Looking at 30
I am 31 now but when I started this blog I was 28. I remember vividly dreading the onset of 30 like yesterday. I feared the idea of getting old like everyone else. I also remember conjuring up pictures of my life slipping away like sand in an hourglass. Three plus years later I can proudly say that I have adjusted well to the BIG 3-0. If anything I must day that I am more thankful to be 30 plus. As I skip through my mental file of my 20’s I cringe; my 20’s was a period where I seemed to stumble around not knowing who I was or my place in the world. I have always been blessed with an internal compass that always charted where I was and where I wanted to go and what I needed to do to get where I needed to be. Therefore, my sense of direction was always on point.
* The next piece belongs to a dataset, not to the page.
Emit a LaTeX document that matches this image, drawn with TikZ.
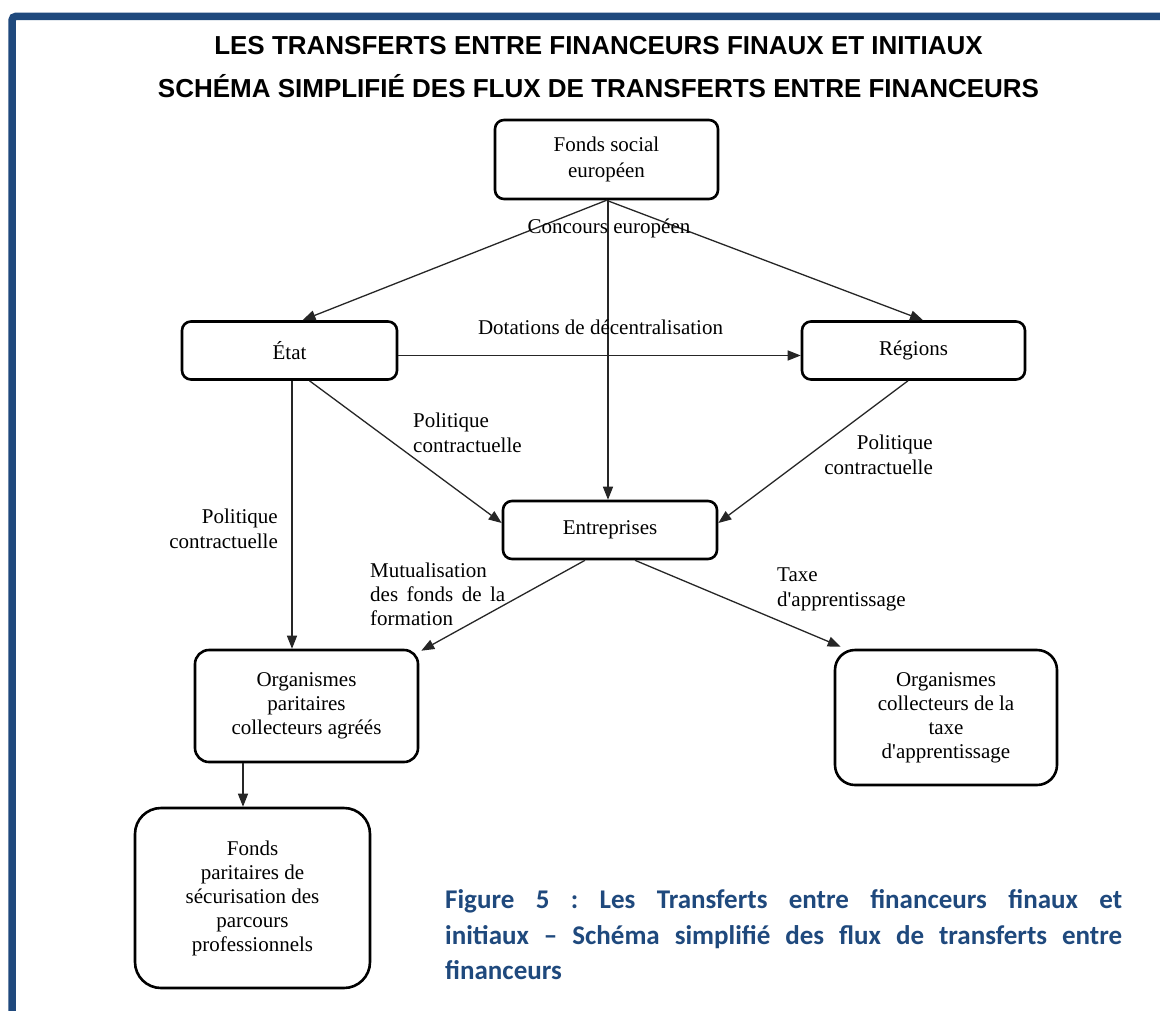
\documentclass[tikz,border=0pt]{standalone}
\usepackage{fontspec}
\setmainfont{Liberation Serif}
\newfontfamily\titlefont{Liberation Sans}
\newfontfamily\capfont{Carlito}
\usetikzlibrary{arrows.meta,calc}
\definecolor{frameblue}{RGB}{31,73,125}
\frenchspacing
\begin{document}
\begin{tikzpicture}[x=1pt,y=-1pt,
  box/.style={draw=black, line width=2.6pt, rounded corners=9pt, align=center, inner sep=0pt,
              font=\fontsize{21}{24}\selectfont},
  lbl/.style={font=\fontsize{21}{25}\selectfont, inner sep=0pt},
  arr/.style={draw=black!85, line width=1.3pt, -{Triangle[length=13pt,width=10pt]}},
  ttl/.style={font=\titlefont\bfseries\fontsize{26}{30}\selectfont, anchor=base, inner sep=0pt},
  captext/.style={font=\capfont\bfseries\fontsize{27}{35}\selectfont, text=frameblue, anchor=base west, inner sep=0pt}
]
\useasboundingbox (0,0) rectangle (1160,1010);
\fill[white] (0,0) rectangle (1160,1010);
\draw[frameblue, line width=7.5pt, rounded corners=4pt] (12,1020) -- (12,16.3) -- (1170,16.3);

% titles
\node[ttl] (t1) at (598.5,54) {LES TRANSFERTS ENTRE FINANCEURS FINAUX ET INITIAUX};
\node[ttl] (t2) at (598.5,97.5) {SCHÉMA SIMPLIFIÉ DES FLUX DE TRANSFERTS ENTRE FINANCEURS};

% boxes
\node[box, minimum width=223pt, minimum height=79pt, font=\fontsize{21}{26}\selectfont] (fse) at (606.5,159.5) {Fonds social\\européen};
\node[box, minimum width=215pt, minimum height=58pt] (etat) at (289.5,350.5) {État};
\node[box, minimum width=223pt, minimum height=58pt] (regions) at (913.5,350.5) {Régions};
\node[box, minimum width=214pt, minimum height=58pt] (ent) at (610,530) {Entreprises};
\node[box, minimum width=223pt, minimum height=112pt, rounded corners=14pt] (opca) at (306.5,706) {Organismes\\paritaires\\collecteurs agréés};
\node[box, minimum width=222pt, minimum height=135pt, rounded corners=20pt] (octa) at (946,717.5) {Organismes\\collecteurs de la\\taxe\\d\textquotesingle apprentissage};
\node[box, minimum width=235pt, minimum height=180pt, rounded corners=26pt] (fpsp) at (252.5,898) {Fonds\\paritaires de\\sécurisation des\\parcours\\professionnels};

% connectors
\coordinate (fb) at ($(fse.south)+(1.5,0)$);
\draw[arr] (fse.south) -- ($(etat.north)+(13,0)$);
\draw[arr] (fse.south) -- ($(regions.north)+(9.5,0)$);
\draw[arr] (fb) -- (fb |- ent.north);
\draw[arr] ($(etat.east)+(0,5)$) -- ($(regions.west)+(0,5)$);
\draw[arr] ($(etat.south)+(20,0)$) -- ($(ent.west)+(0,-7)$);
\draw[arr] ($(regions.south)+(-5.5,0)$) -- ($(ent.east)+(0,-7)$);
\coordinate (eb) at ($(etat.south)+(2.5,0)$);
\draw[arr] (eb) -- (eb |- opca.north);
\draw[arr] ($(ent.south)+(-25,0)$) -- ($(opca.north east)+(2,2)$);
\draw[arr] ($(ent.south)+(25,0)$) -- ($(octa.north west)+(7,-2)$);
\coordinate (ob) at ($(opca.south)+(-63.5,0)$);
\draw[arr] (ob) -- (ob |- fpsp.north);

% labels
\node[lbl] (l1) at (609,228) {Concours européen};
\node[lbl] (l2) at (600.5,327) {Dotations de décentralisation};
\node[lbl, anchor=west, align=left] (l3) at (413,432.5) {Politique\\contractuelle};
\node[lbl, anchor=east, align=right] (l4) at (933,454.5) {Politique\\contractuelle};
\node[lbl, anchor=east, align=right] (l5) at (278,528.5) {Politique\\contractuelle};
\node[lbl, anchor=west, align=left, font=\fontsize{21}{24}\selectfont] (l6) at (370,594) {Mutualisation\\\makebox[135pt][s]{des fonds de la}\\formation};
\node[lbl, anchor=west, align=left] (l7) at (777,589.5) {Taxe\\d\textquotesingle apprentissage};

% caption
\node[captext] (c1) at (445,908) {\makebox[677pt][s]{Figure 5 : Les Transferts entre financeurs finaux et}};
\node[captext] (c2) at (445,944) {\makebox[677pt][s]{initiaux – Schéma simplifié des flux de transferts entre}};
\node[captext] (c3) at (445,979) {financeurs};
\end{tikzpicture}
\end{document}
However, I don’t think I was really ever comfortable in my skin as I am today. I have learnt to be me, accept me and understand my limitations. Anybody who knows me knows I walk to the beat of my own drums. Simply put, I am weird. I have realized that my 30’s have allowed me to accept the fact that I don’t have to fit into that tiny box that society dictates. I have now completely given up on fashion trends and what’s in or out. I buy want I like and what I feel comfortable in. I do worry about looking like the latest trends in a magazine or in a music video. If I feel like wearing slippers and socks I will. I have learnt that self acceptance is very important. When I say this, I do not mean that I have given working on my faults or areas of weakness. Nor do I mean that I do not take advice or correction from my peers. In short, I have come to understand my imperfections for what they are and often I have come to appreciate that I am perfectly imperfect.